How do I communicate a reorganisation to employees means you explain a major organisational change clearly, promptly and respectfully, while creating structured room for questions and next steps. This reduces rumours, prevents unnecessary anxiety and protects trust in leadership. In the Netherlands, communication also needs to align with formal processes such as the Works Council’s role and careful decision-making. Below is a practical approach with concrete wording, steps and pitfalls.
Employees first want to know what is happening, why it is happening, and what it means for them. Start with the essentials: the reason, the direction, and the process. Avoid vague corporate language; during reorganisations it is often perceived as distancing or evasive. One clear message is better than several partial ones.
Separate facts from decisions still to be made and from expectations. Explicitly state what you do know and what you do not know yet, and attach a date for the next update. That provides more certainty than “we will come back to this”, because people can anchor themselves to a timeline.
Reorganisations often involve Dutch terms such as “boventallig” and “afspiegeling”. Boventallig means a role disappears or structural work decreases, which may lead the employer to pursue termination. Afspiegeling is the legally used selection method within interchangeable roles, divided across age groups. If you use such terms, translate them immediately into plain language.
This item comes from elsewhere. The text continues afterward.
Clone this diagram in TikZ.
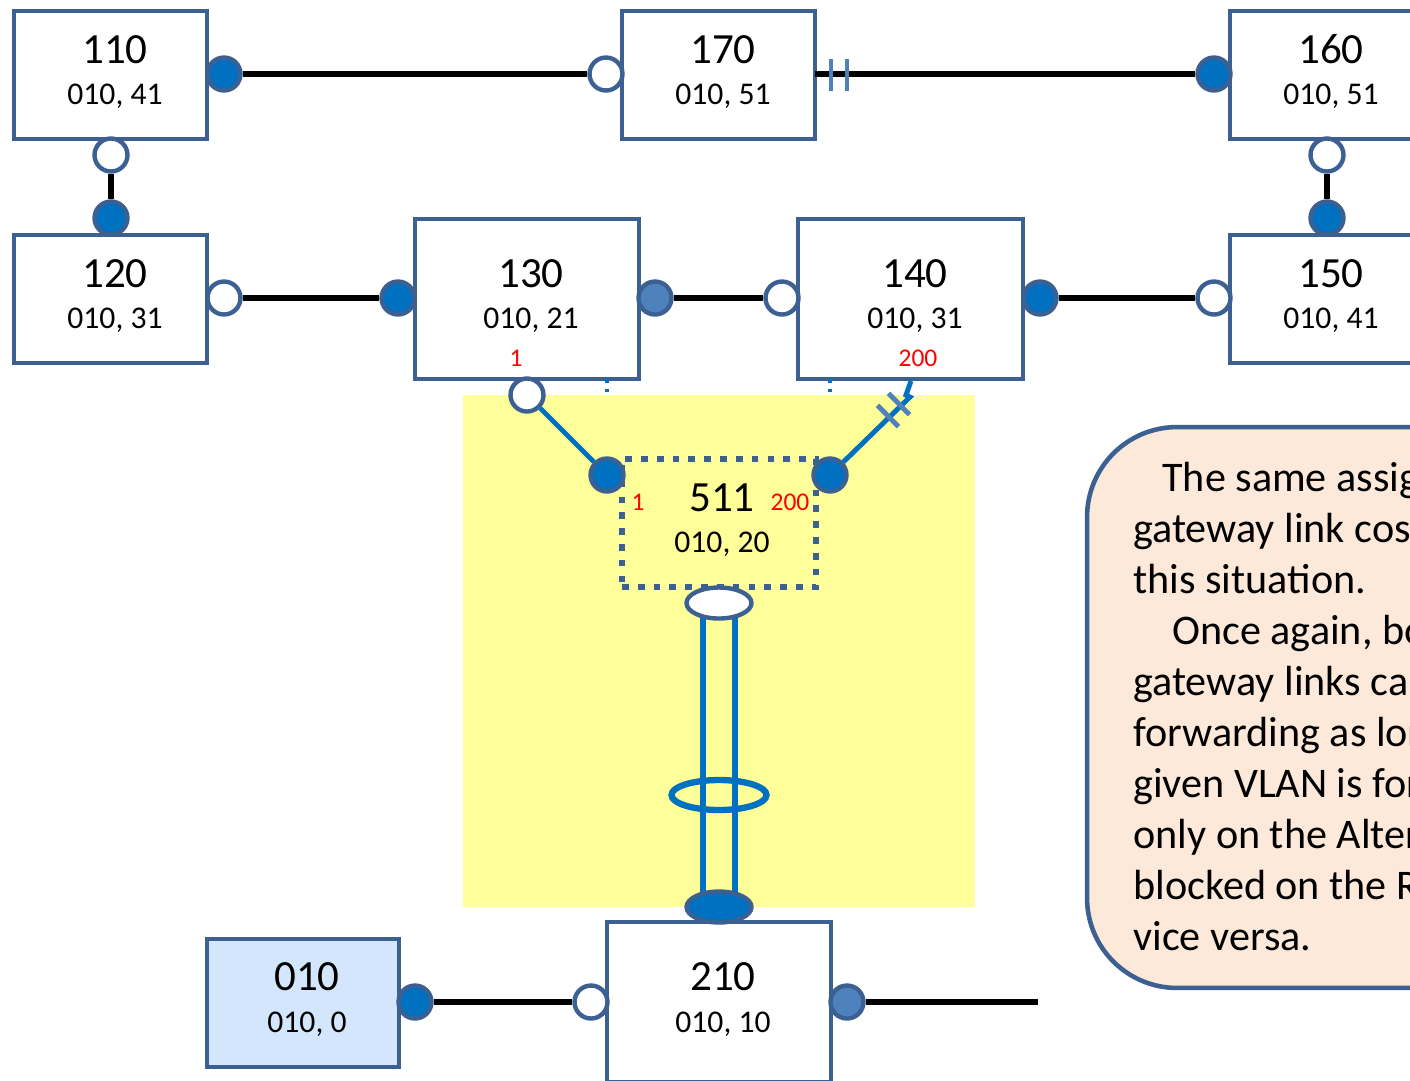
\documentclass[tikz,border=0pt]{standalone}
\usepackage{fontspec}
\setmainfont{Carlito}
\usetikzlibrary{shapes.geometric}

\definecolor{frame}{RGB}{60,96,145}
\definecolor{portblue}{RGB}{0,112,192}
\definecolor{portlight}{RGB}{79,129,189}
\definecolor{lan}{RGB}{255,255,153}
\definecolor{note}{RGB}{253,233,217}
\definecolor{rootfill}{RGB}{212,230,251}

\tikzset{
  bridge/.style={draw=frame, line width=2.6pt, fill=white, inner sep=0pt, outer sep=0pt},
  portnode/.style={circle, draw=frame, line width=2.5pt, minimum size=0.66cm, inner sep=0pt},
  fwd/.style={portnode, fill=portblue},
  fwdlight/.style={portnode, fill=portlight},
  blk/.style={portnode, fill=white},
  wire/.style={line width=3.4pt, black},
  bluewire/.style={line width=2.8pt, portblue},
  cutmark/.style={line width=2.8pt, portlight},
  idtext/.style={font=\fontsize{24.5}{29}\selectfont, anchor=base, inner sep=0pt},
  pritext/.style={font=\fontsize{18}{22}\selectfont, anchor=base, inner sep=0pt},
  costtext/.style={font=\fontsize{14.5}{17}\selectfont, text=red, anchor=base, inner sep=0pt},
  notetext/.style={font=\fontsize{24}{29}\selectfont, anchor=base west, inner sep=0pt},
}

\begin{document}
\begin{tikzpicture}[x=0.02cm, y=-0.02cm]
\useasboundingbox (0,0) rectangle (1410,1080);
\clip (0,0) rectangle (1410,1080);

% bridges of the upper ring
\node[bridge, minimum width=3.86cm, minimum height=2.56cm] (n110) at (110.5,75) {};
\node[bridge, minimum width=3.86cm, minimum height=2.56cm] (n170) at (718.5,75) {};
\node[bridge, minimum width=3.86cm, minimum height=2.56cm] (n160) at (1326.5,75) {};
\node[bridge, minimum width=3.86cm, minimum height=2.56cm] (n120) at (110.5,299) {};
\node[bridge, minimum width=4.48cm, minimum height=3.2cm] (n130) at (527,299) {};
\node[bridge, minimum width=4.5cm, minimum height=3.2cm] (n140) at (910.5,299) {};
\node[bridge, minimum width=3.86cm, minimum height=2.56cm] (n150) at (1326.5,299) {};

% gateway port positions of the virtual bridge
\coordinate (a511l) at (607,475);
\coordinate (a511r) at (830,475);

% hidden gateway links, only their ends peek out
\draw[bluewire, dash pattern=on 2pt off 3.6pt] (n130.south -| a511l) -- (a511l);
\draw[bluewire, dash pattern=on 2pt off 3.6pt] (n140.south -| a511r) -- (a511r);

% LAN area
\node[fill=lan, minimum width=10.24cm, minimum height=10.24cm, inner sep=0pt] (vlan) at (719,651) {};

% virtual bridge 511
\node[draw=frame, line width=3.8pt, dash pattern=on 3.8pt off 5.2pt, minimum width=3.88cm, minimum height=2.56cm, inner sep=0pt] (n511) at (719,523) {};

% lower bridges
\node[bridge, fill=rootfill, minimum width=3.84cm, minimum height=2.56cm] (n010) at (303,1003) {};
\node[bridge, minimum width=4.48cm, minimum height=3.2cm] (n210) at (719,1002) {};

% explanation
\node[draw=frame, line width=2.6pt, fill=note, rounded corners=1.8cm, minimum width=10.26cm, minimum height=11.22cm, inner sep=0pt] (expl) at (1343.5,707.5) {};

% ports
\node[fwd] (p110r) at (224,74) {};
\node[blk] (p170l) at (606,74) {};
\node[fwd] (p160l) at (1214,74) {};
\node[blk] (p110b) at (111,155) {};
\node[fwd] (p120t) at (111,218) {};
\node[blk] (p160b) at (1327,155) {};
\node[fwd] (p150t) at (1327,218) {};
\node[blk] (p120r) at (224,298) {};
\node[fwd] (p130l) at (398,298) {};
\node[fwdlight] (p130r) at (655,298) {};
\node[blk] (p140l) at (782,298) {};
\node[fwd] (p140r) at (1040,298) {};
\node[blk] (p150l) at (1214,298) {};
\node[blk] (p130d) at (527,395) {};
\node[fwd] (p511l) at (a511l) {};
\node[fwd] (p511r) at (a511r) {};
\node[fwd] (p010r) at (415,1002) {};
\node[blk] (p210l) at (591,1002) {};
\node[fwdlight] (p210r) at (847,1002) {};
\coordinate (stub210) at (1038,1002);

% ring links
\draw[wire] (p110r) -- (p170l);
\draw[wire] (n170.east |- p160l) -- (p160l);
\draw[wire] (p110b) -- (p120t);
\draw[wire] (p160b) -- (p150t);
\draw[wire] (p120r) -- (p130l);
\draw[wire] (p130r) -- (p140l);
\draw[wire] (p140r) -- (p150l);
\draw[wire] (p010r) -- (p210l);
\draw[wire] (p210r) -- (stub210);

% blocked mark on the 170-160 link
\draw[cutmark] (831,59) -- (831,91);
\draw[cutmark] (847,59) -- (847,91);

% gateway links
\draw[bluewire] (p130d) -- (p511l);
\coordinate (g140a) at (911,381);
\coordinate (g140b) at (906,395);
\coordinate (g140c) at (910,397);
\draw[bluewire] (g140a) -- (g140b) -- (g140c) -- (p511r);
\draw[cutmark] (877.5,405.3) -- (898.5,426.7);
\draw[cutmark] (888.5,393.3) -- (909.5,414.7);

% aggregated link from 511 down to 210
\coordinate (lagA) at (719,603);
\coordinate (lagB) at (719,907);
\draw[portblue, line width=3pt] ([xshift=-0.32cm]lagA) -- ([xshift=-0.32cm]lagB);
\draw[portblue, line width=3pt] ([xshift=0.32cm]lagA) -- ([xshift=0.32cm]lagB);
\node[ellipse, draw=frame, line width=2.5pt, fill=white, minimum width=1.3cm, minimum height=0.62cm, inner sep=0pt] (lagtop) at (lagA) {};
\node[ellipse, draw=portblue, line width=3.6pt, minimum width=1.9cm, minimum height=0.6cm, inner sep=0pt] (ring) at (719,795) {};
\node[ellipse, draw=frame, line width=2.5pt, fill=portblue, minimum width=1.3cm, minimum height=0.62cm, inner sep=0pt] (lagbot) at (lagB) {};

% bridge labels
\node[idtext] (t110) at (115,63) {110};
\node[pritext] (s110) at (115,104) {010, 41};
\node[idtext] (t170) at (723,63) {170};
\node[pritext] (s170) at (723,104) {010, 51};
\node[idtext] (t160) at (1331,63) {160};
\node[pritext] (s160) at (1331,104) {010, 51};
\node[idtext] (t120) at (115,287) {120};
\node[pritext] (s120) at (115,328) {010, 31};
\node[idtext] (t130) at (531,287) {130};
\node[pritext] (s130) at (531,328) {010, 21};
\node[costtext] (c130) at (516,366) {1};
\node[idtext] (t140) at (915,287) {140};
\node[pritext] (s140) at (915,328) {010, 31};
\node[costtext] (c140) at (918,366) {200};
\node[idtext] (t150) at (1331,287) {150};
\node[pritext] (s150) at (1331,328) {010, 41};
\node[idtext] (t511) at (722,511) {511};
\node[pritext] (s511) at (722,552) {010, 20};
\node[costtext] (c511l) at (638,510) {1};
\node[costtext] (c511r) at (790,510) {200};
\node[idtext] (t010) at (307,990) {010};
\node[pritext] (s010) at (307,1032) {010, 0};
\node[idtext] (t210) at (723,990) {210};
\node[pritext] (s210) at (723,1032) {010, 10};

% explanation text (the box runs on past the right edge)
\node[notetext] (l1) at (1162,491) {The same assignment of};
\node[notetext] (l2) at (1133,542) {gateway link costs works in};
\node[notetext] (l3) at (1133,593) {this situation.};
\node[notetext] (l4) at (1172,644) {Once again, both};
\node[notetext] (l5) at (1133,695) {gateway links can be};
\node[notetext] (l6) at (1133,746) {forwarding as long as a};
\node[notetext] (l7) at (1133,797) {given VLAN is forwarding};
\node[notetext] (l8) at (1133,848) {only on the Alternate and};
\node[notetext] (l9) at (1133,899) {blocked on the Root, or};
\node[notetext] (l10) at (1133,950) {vice versa.};
\end{tikzpicture}
\end{document}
In the Netherlands, the Works Council (OR) often has advisory rights under the Works Councils Act for major organisational changes. That means you involve the OR early enough for its advice to still influence the decision. If you communicate too early or too late to employees, you either create avoidable unrest or damage trust because people feel everything was already decided.
Use a communication scenario that matches the formal stage. If the decision is not final, say it is an intended decision and that the OR will provide advice. If the decision is final, be transparent about which steps have already been completed. This reduces “backroom decision” narratives and increases legitimacy.
Confidentiality matters too. Sometimes you cannot share everything due to negotiations or privacy. Instead of “I can’t say”, explain why you cannot share it yet and when an update will follow. That feels more honest and reduces speculation.
A workable sequence is: inform, interpret, support. Start with an all-hands message (ideally live or via a well-prepared video call) explaining the reorganisation and the process. Immediately announce when team sessions and individual meetings will take place. This prevents employees from sitting in uncertainty for days.
Next, hold short team sessions where managers explain the team-level impact. Managers need a clear script and boundaries: what can they promise and what not? Consistency is crucial, especially when discussing role changes, redeployment, or potential redundancies. Inconsistent messaging quickly triggers escalation and distrust.
Then follow with 1-to-1 meetings for employees who may be affected. Those conversations should cover personal implications, options and next steps. If termination may be on the table, communicate carefully about routes such as redeployment, a settlement agreement (VSO) or a UWV procedure. Avoid “you have to go”; frame it as a process with rights and choices.
Example sentences help you stay clear without becoming harsh. A strong sentence states the intended decision, acknowledges emotions and provides direction. For instance: “Today we are sharing an intended decision to reorganise the department. This may mean roles change or disappear. Over the coming weeks we will discuss in teams and individually what this means in practice.” This combines clarity with process guidance.
Common pitfalls are tone and timing. Overly optimistic messages (“not much will change”) when roles may disappear will later be seen as misleading. An overly legal explanation without translation to daily reality feels cold. Always connect back to what employees want first: certainty, time, support and perspective.
Outplacement can be part of your communication when you want to offer a realistic path to new employment outside the organisation. Outplacement is structured guidance toward a new job, often including coaching, positioning and application support. It works best when communicated as supportive choice, not as a standard “package” to close a file. In a social plan, outplacement can be a concrete measure alongside redeployment and potential compensation.
Practical takeaway: build one core narrative with facts, process and support, repeat it consistently across channels, and within 48 hours after the announcement provide clarity on the next personal step. That keeps control, reduces stress and supports a respectful transition.